Desmonte da especulação

Em Brasília, por exemplo, o preço médio de um imóvel de 70 m2, da ordem de R$ 570,2 mil, exige renda familiar de R$ 15,4 mil (tendo como base, segundo nota da Exame, compradores com 30 anos, prazo de 30 anos também, 20% de entrada e financiamento pela Caixa). Em Belo Horizonte, a renda mínima necessária é pouco menor, R$ 10,1 mil, em consonância com o preço médio nas mesmas condições, R$ 375,1 mil.

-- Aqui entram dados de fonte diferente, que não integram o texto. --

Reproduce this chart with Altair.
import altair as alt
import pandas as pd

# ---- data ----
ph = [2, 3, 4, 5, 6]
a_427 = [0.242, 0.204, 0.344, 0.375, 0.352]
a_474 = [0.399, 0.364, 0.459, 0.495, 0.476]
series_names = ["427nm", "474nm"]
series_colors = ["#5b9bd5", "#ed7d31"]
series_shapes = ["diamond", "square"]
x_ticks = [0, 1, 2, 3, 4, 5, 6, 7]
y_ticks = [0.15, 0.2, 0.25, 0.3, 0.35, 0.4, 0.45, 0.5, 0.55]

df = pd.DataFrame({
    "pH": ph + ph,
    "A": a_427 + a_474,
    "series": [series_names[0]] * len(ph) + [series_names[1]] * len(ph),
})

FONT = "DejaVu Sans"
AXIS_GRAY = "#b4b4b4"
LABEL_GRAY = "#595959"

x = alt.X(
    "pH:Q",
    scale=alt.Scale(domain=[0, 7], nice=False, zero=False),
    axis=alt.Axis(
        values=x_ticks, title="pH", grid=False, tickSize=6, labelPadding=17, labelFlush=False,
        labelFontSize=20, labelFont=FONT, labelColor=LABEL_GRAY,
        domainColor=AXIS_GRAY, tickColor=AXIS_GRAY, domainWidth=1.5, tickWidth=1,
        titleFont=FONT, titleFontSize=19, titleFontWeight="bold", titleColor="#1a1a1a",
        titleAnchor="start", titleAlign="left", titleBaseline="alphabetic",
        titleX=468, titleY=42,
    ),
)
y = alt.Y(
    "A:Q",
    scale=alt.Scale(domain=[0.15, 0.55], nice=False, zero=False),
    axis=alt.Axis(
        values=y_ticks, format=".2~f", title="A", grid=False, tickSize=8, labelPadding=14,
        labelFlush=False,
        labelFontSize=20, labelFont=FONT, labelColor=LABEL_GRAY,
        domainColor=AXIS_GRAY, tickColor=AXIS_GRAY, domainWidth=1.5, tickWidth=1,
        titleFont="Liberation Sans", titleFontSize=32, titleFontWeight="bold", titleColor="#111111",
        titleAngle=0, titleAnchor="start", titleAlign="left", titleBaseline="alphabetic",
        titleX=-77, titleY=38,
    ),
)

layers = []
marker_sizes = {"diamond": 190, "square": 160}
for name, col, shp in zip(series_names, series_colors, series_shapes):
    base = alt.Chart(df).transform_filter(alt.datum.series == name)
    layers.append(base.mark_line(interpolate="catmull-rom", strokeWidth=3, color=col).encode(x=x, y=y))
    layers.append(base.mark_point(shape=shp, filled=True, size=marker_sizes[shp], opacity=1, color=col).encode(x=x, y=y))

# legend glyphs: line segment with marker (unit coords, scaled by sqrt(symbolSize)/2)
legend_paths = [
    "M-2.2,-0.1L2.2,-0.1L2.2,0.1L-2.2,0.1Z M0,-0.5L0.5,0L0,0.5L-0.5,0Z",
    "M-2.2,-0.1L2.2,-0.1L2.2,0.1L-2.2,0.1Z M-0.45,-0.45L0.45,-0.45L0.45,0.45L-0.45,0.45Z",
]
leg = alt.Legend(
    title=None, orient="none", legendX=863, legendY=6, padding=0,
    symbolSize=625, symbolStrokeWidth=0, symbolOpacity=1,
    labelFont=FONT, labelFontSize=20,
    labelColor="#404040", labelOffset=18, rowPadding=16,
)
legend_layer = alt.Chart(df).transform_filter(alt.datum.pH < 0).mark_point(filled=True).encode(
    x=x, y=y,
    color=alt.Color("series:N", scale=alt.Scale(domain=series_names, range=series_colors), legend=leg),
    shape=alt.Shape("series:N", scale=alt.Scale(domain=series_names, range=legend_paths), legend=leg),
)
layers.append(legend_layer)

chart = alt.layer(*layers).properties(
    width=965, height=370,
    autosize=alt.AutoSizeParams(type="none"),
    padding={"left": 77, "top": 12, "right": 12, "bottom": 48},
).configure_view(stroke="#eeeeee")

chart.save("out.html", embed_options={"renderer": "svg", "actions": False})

Está claro que a renda média não encontra mais o preço dos imóveis e as condições dos financiamentos. E o artifício da quitinete, além de prejudicar a qualidade de vida, superou as medidas de bom senso. “Dois anos depois”, disse o professor William Eid Junior, do Centro de Estudos em Finanças da FGV, em artigo na Folha, “não discutimos mais a existência de bolha. Acompanhamos o seu desmonte”. A queda dos lançamentos e o número de imóveis vazios já têm a ver com isso.

8ª maior alta no mundo

Na comparação internacional, segundo o ranking do Global Property Guide, o mercado imobiliário brasileiro continua forte, embora com sinais de desaceleração. Em 2013, o preço médio dos imóveis no país (com São Paulo como referência) teve no quarto trimestre, frente ao mesmo período em 2012, a 8ª maior alta real, +7,59%, vindo abaixo, pela ordem, de Dubai, Estônia, Taiwan, Filipinas, China, EUA e Nova Zelândia. Em 2012, o aumento real fora maior, de 9,38%. E na medida intertrimestre o ritmo de crescimento diminuiu para 1,61%. Noutra métrica, também divulgada nesses dias, apurou-se uma medida instigante: nos últimos 41 anos, segundo o Census Bureau dos EUA, a metragem média das casas subiu 61%, passando de 154 m2 a 248 m2, e o preço médio ajustado ao dólar de 2013 ficou praticamente estável, mesmo com a grande crise das hipotecas, na faixa de R$ 3 mil o m2. Concorrência e produtividade (baixas no Brasil) explicam boa parte.